▶ YOUR INSTRUCTIONS
Reproduce the data below in full and exclude every picture.

══ PROVIDED DATA

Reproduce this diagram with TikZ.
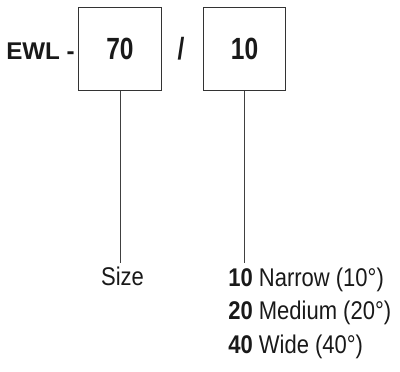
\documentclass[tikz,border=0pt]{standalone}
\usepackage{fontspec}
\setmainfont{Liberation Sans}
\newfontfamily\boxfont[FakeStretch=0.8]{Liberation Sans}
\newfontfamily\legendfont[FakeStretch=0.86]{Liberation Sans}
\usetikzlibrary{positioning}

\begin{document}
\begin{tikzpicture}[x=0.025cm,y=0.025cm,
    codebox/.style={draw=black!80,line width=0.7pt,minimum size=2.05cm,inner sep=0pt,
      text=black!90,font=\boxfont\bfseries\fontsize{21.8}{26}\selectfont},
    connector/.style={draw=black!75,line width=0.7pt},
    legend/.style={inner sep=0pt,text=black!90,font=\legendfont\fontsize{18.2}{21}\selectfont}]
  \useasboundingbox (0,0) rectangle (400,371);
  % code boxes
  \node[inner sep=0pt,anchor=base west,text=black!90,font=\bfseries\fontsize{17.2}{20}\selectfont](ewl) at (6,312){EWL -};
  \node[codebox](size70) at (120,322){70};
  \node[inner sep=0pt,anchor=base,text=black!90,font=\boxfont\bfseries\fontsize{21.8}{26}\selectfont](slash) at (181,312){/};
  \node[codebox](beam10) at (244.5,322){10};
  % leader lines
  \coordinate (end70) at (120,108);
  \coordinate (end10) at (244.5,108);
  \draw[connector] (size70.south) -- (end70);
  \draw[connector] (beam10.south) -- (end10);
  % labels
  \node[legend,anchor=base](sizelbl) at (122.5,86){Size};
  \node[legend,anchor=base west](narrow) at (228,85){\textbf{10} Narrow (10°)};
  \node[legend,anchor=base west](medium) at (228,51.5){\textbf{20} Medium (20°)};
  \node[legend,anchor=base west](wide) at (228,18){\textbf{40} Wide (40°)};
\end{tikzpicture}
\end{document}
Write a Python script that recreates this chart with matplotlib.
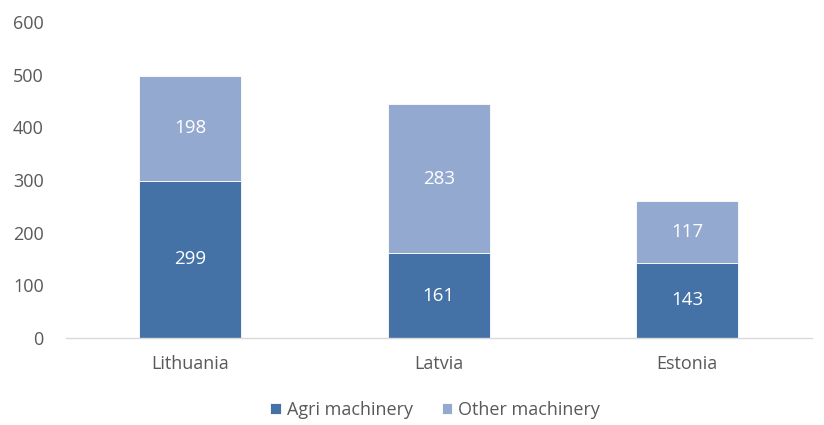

════

▶ FULL ANSWER
Reproduce this diagram with TikZ.
\documentclass[tikz,border=0pt]{standalone}
\usepackage{fontspec}
\setmainfont{Liberation Sans}
\newfontfamily\boxfont[FakeStretch=0.8]{Liberation Sans}
\newfontfamily\legendfont[FakeStretch=0.86]{Liberation Sans}
\usetikzlibrary{positioning}

\begin{document}
\begin{tikzpicture}[x=0.025cm,y=0.025cm,
    codebox/.style={draw=black!80,line width=0.7pt,minimum size=2.05cm,inner sep=0pt,
      text=black!90,font=\boxfont\bfseries\fontsize{21.8}{26}\selectfont},
    connector/.style={draw=black!75,line width=0.7pt},
    legend/.style={inner sep=0pt,text=black!90,font=\legendfont\fontsize{18.2}{21}\selectfont}]
  \useasboundingbox (0,0) rectangle (400,371);
  % code boxes
  \node[inner sep=0pt,anchor=base west,text=black!90,font=\bfseries\fontsize{17.2}{20}\selectfont](ewl) at (6,312){EWL -};
  \node[codebox](size70) at (120,322){70};
  \node[inner sep=0pt,anchor=base,text=black!90,font=\boxfont\bfseries\fontsize{21.8}{26}\selectfont](slash) at (181,312){/};
  \node[codebox](beam10) at (244.5,322){10};
  % leader lines
  \coordinate (end70) at (120,108);
  \coordinate (end10) at (244.5,108);
  \draw[connector] (size70.south) -- (end70);
  \draw[connector] (beam10.south) -- (end10);
  % labels
  \node[legend,anchor=base](sizelbl) at (122.5,86){Size};
  \node[legend,anchor=base west](narrow) at (228,85){\textbf{10} Narrow (10°)};
  \node[legend,anchor=base west](medium) at (228,51.5){\textbf{20} Medium (20°)};
  \node[legend,anchor=base west](wide) at (228,18){\textbf{40} Wide (40°)};
\end{tikzpicture}
\end{document}
Write a Python script that recreates this chart with matplotlib.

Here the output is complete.